The very next man I saw was Selig Seligman, of Selmur Productions, a top-ranking producer. When I left, he kept a copy of my story and a tape of the television show, and a week later he called me in. Heavy drapes shielded the intense Hollywood sun. Selig sat at his desk, thoughtfully examining his folded hands, then he turned to me.

“Cliff, I may be crazy, but I’m going to take a chance. Anybody who has stayed with a project as long and as determinedly as you have probably has something.”

Charly was made on a very low budget; few people wanted to invest in it. It was finished in the fall of 1968, but Johnny Doherty was not there to see its first private screening. A week before we were to see it together, he was out riding in the car with his cousin. There was a crash. Johnny was killed.

I went to the premiere knowing that Charly wouldn’t have happened without him. It was still another of this gentle, loving, retarded man’s achievements in a world of limited opportunity.

A lot of good things came out of that picture. I’ve heard it said by many mental health professionals that it has helped people everywhere look at the retarded with compassion instead of apprehension. Needless to say, I derived much personal satisfaction from the film, but especially from two telephone calls. One call came from that cigar-smoking producer.
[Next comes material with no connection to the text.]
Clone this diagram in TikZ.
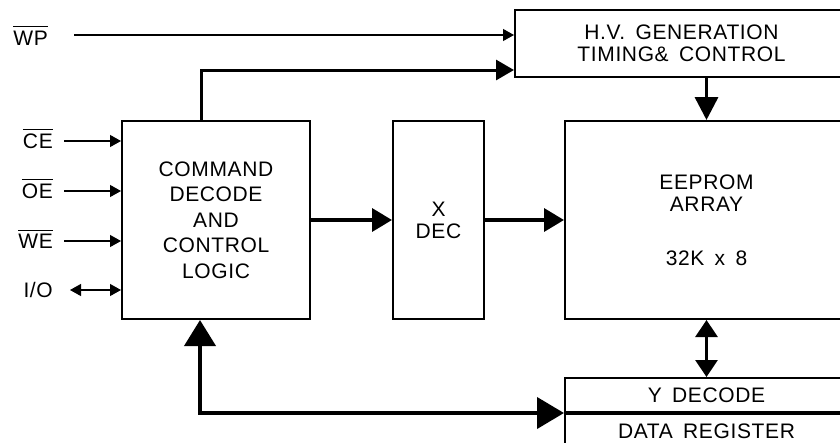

“Sweetheart,” his voice rasped on the phone. “Let’s you and me do a sequel. There’s more money to be made.”

I declined politely. Charly was very special to me; I didn’t want to exploit him.

And the other call came from Selig Seligman. “Cliff,” he said, and it sounded as though he were close to crying, “I’ve got a son in college who confessed last night that he’d never thought too much of the pictures I made. He thought I was just doing them for the money. But when he came home from Charly last night, he put his arms around me and kissed me.” Then Selig hung up.

I stood holding the phone to my ear. Was it the broken line or could I faintly hear something in the background like, “I’m glad…uh…you kept tryin’, Mr. Robinson.”